E valeria a pena, afinal,
Teria valido a pena,
Após os poentes, as ruas e os quintais polvilhados de rocio,
Após as novelas, as chávenas de chá, após
O arrastar das saias no assoalho
- Tudo isso, e tanto mais ainda? -
Impossível exprimir exatamente o que penso!
Mas se uma lanterna mágica projetasse
Na tela os nervos em retalhos...

Sim, «impossível exprimir exatamente o que penso! », diz, ele, Eliot, como se «uma lanterna mágica projetasse / Na tela os nervos em retalhos...»
A beleza está no que não diz, mas retém. Silencia.
Nos versos de Holderlin a alma anoitece bêbada de prazeres, dos prazeres da poesia. O sol joga uma malha de ouro sobre tudo e começa a cantar. O som do canto ecoa nas colinas. Nos bosques. Há uma pátina de sexualidade nesse cantar, bêbado de prazeres. O adolescente-poeta escuta o ouro do cantar do sol, que leva as luzes. A noite caminha próxima, há delícias no ar desse poetar. Nesse pomar, como a «Quietude», de Ungaretti, que diz, na tradução de Menotti del Picchia:

A uva está madura e campo arado,
o monte se destaca das nuvens.

Nos poentos espelhos do verão
caiu a sombra

Entre os dedos incertos
sua luz é clara
e longínqua

Foge com as andorinhas
o último desespero

Ou «Já se desprende a magra flor», de Salvatore Quasimodo, na tradução de Geraldo Holanda Cavalcanti:

Nada saberei de minha vida
escuro monótono sangue.

Não saberei quem amei, quem amo
agora que aqui contido, reduzido a meus membros,
no gasto vento de março
enumero os males dos dias desvendados.

Já se desprende a magra flor
dos galhos. E eu contemplo
a paciência de seu vôo irrevogável.

Ou, na «Imitação da alegria», diz Quasimodo:

Ali onde as árvores fazem
a tarde ainda mais abandonada
indolente
sumiu teu último passo,
como a flor que mal se mostra
sobre a tília e insiste em viver.

Buscas sentido para teus afetos,
encontras o silêncio em tua vida.
Outro destino me revela
o tempo refletido.
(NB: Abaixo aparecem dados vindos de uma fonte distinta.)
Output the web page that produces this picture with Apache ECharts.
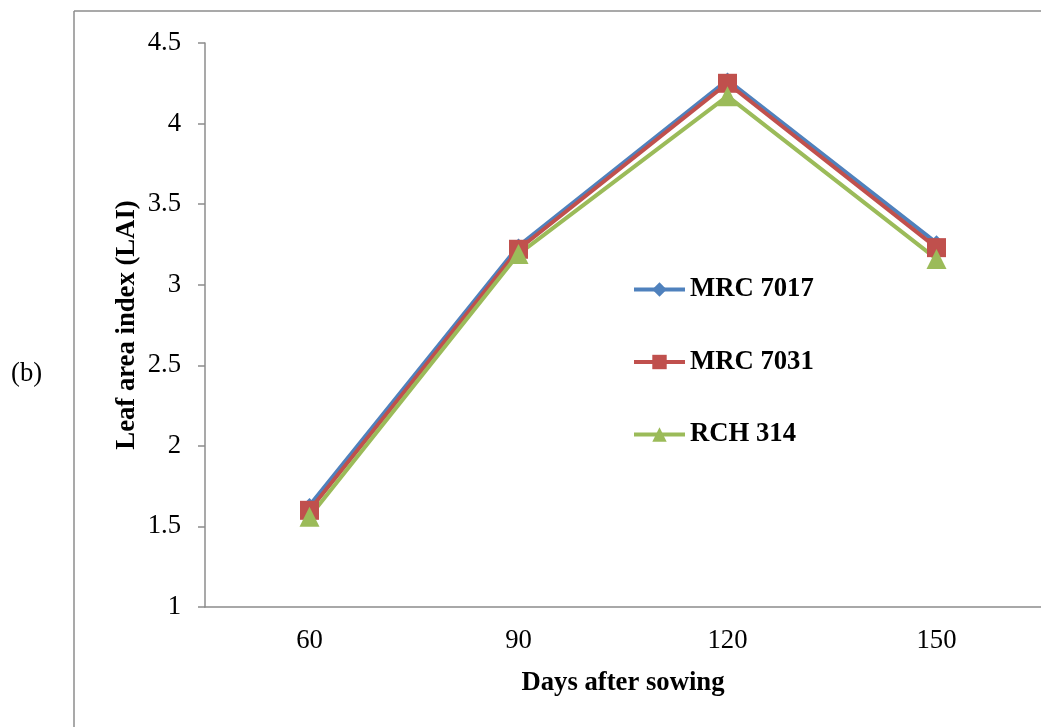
<!DOCTYPE html>
<html>
<head>
<meta charset="utf-8">
<script src="https://cdn.jsdelivr.net/npm/echarts@6/dist/echarts.min.js"></script>
<style>
html,body{margin:0;padding:0;background:#fff;}
#chart{width:1041px;height:727px;}
</style>
</head>
<body>
<div id="chart"></div>
<script>
const categories = ['60', '90', '120', '150'];
const mrc7017 = [1.63, 3.24, 4.27, 3.26];
const mrc7031 = [1.60, 3.22, 4.25, 3.23];
const rch314 = [1.56, 3.19, 4.17, 3.16];
const seriesNames = ['MRC 7017', 'MRC 7031', 'RCH 314'];

const FONT = 'Liberation Serif';
const FS = 26.7;
const chart = echarts.init(document.getElementById('chart'));
chart.setOption({
  animation: false,
  backgroundColor: '#fff',
  textStyle: { fontFamily: FONT },
  graphic: [
    { type: 'line', shape: { x1: 74, y1: 11, x2: 74, y2: 740 }, style: { stroke: '#8c8c8c', lineWidth: 1.5 } },
    { type: 'line', shape: { x1: 74, y1: 11, x2: 1050, y2: 11 }, style: { stroke: '#8c8c8c', lineWidth: 1.5 } },
    { type: 'text', left: 11, top: 360, style: { text: '(b)', fontFamily: FONT, fontSize: FS, fill: '#000' } }
  ],
  grid: { left: 205, top: 43, width: 838, bottom: 120, containLabel: false },
  legend: {
    orient: 'vertical',
    left: 627,
    top: 271,
    itemWidth: 51,
    itemHeight: 18,
    itemGap: 45.5,
    data: seriesNames,
    lineStyle: { width: 4 },
    textStyle: { fontFamily: FONT, fontSize: FS, fontWeight: 'bold', color: '#000', lineHeight: 27 }
  },
  xAxis: {
    type: 'category',
    data: categories,
    boundaryGap: true,
    name: 'Days after sowing',
    nameLocation: 'middle',
    nameGap: 63,
    nameTextStyle: { fontFamily: FONT, fontSize: FS, fontWeight: 'bold', color: '#000' },
    axisLine: { lineStyle: { color: '#8c8c8c', width: 1.5 } },
    axisTick: { show: false },
    axisLabel: { fontFamily: FONT, fontSize: FS, color: '#000', margin: 20 },
    splitLine: { show: false }
  },
  yAxis: {
    type: 'value',
    min: 1,
    max: 4.5,
    interval: 0.5,
    name: 'Leaf area index (LAI)',
    nameLocation: 'middle',
    nameGap: 64,
    nameMoveOverlap: false,
    nameRotate: 90,
    nameTextStyle: { fontFamily: FONT, fontSize: FS, fontWeight: 'bold', color: '#000' },
    axisLine: { show: true, lineStyle: { color: '#8c8c8c', width: 1.5 } },
    axisTick: { show: true, length: 7, lineStyle: { color: '#8c8c8c', width: 1.5 } },
    axisLabel: { fontFamily: FONT, fontSize: FS, color: '#000', margin: 24 },
    splitLine: { show: false }
  },
  series: [
    {
      name: seriesNames[0], type: 'line', data: mrc7017,
      symbol: 'diamond', symbolSize: 15,
      lineStyle: { color: '#4F81BD', width: 4 },
      itemStyle: { color: '#4F81BD' }
    },
    {
      name: seriesNames[1], type: 'line', data: mrc7031,
      symbol: 'rect', symbolSize: 19,
      lineStyle: { color: '#C0504D', width: 4 },
      itemStyle: { color: '#C0504D' }
    },
    {
      name: seriesNames[2], type: 'line', data: rch314,
      symbol: 'triangle', symbolSize: 20,
      lineStyle: { color: '#9BBB59', width: 4 },
      itemStyle: { color: '#9BBB59' }
    }
  ]
});
</script>
</body>
</html>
Pesa-me
como a morte, a beleza que agora
noutras faces brilha.
Perdida está toda coisa inocente
mesma nesta voz, sobrevivente
a imitar a alegria.

O que o poeta diz é «vamos, tu e eu», «sigamos por certas ruas quase ermas, através dos sussurrantes refúgios», « Ali onde as árvores fazem / a tarde ainda mais abandonada», «nos poentos espelhos do verão / Entre os dedos incertos», vamos « tirar da lira celeste as notas de ouro do seu canto da noite». Enfim, vamos buscar da poesia o poema e mergulhar no «sentido para teus afetos», pois a beleza pesa como a morte.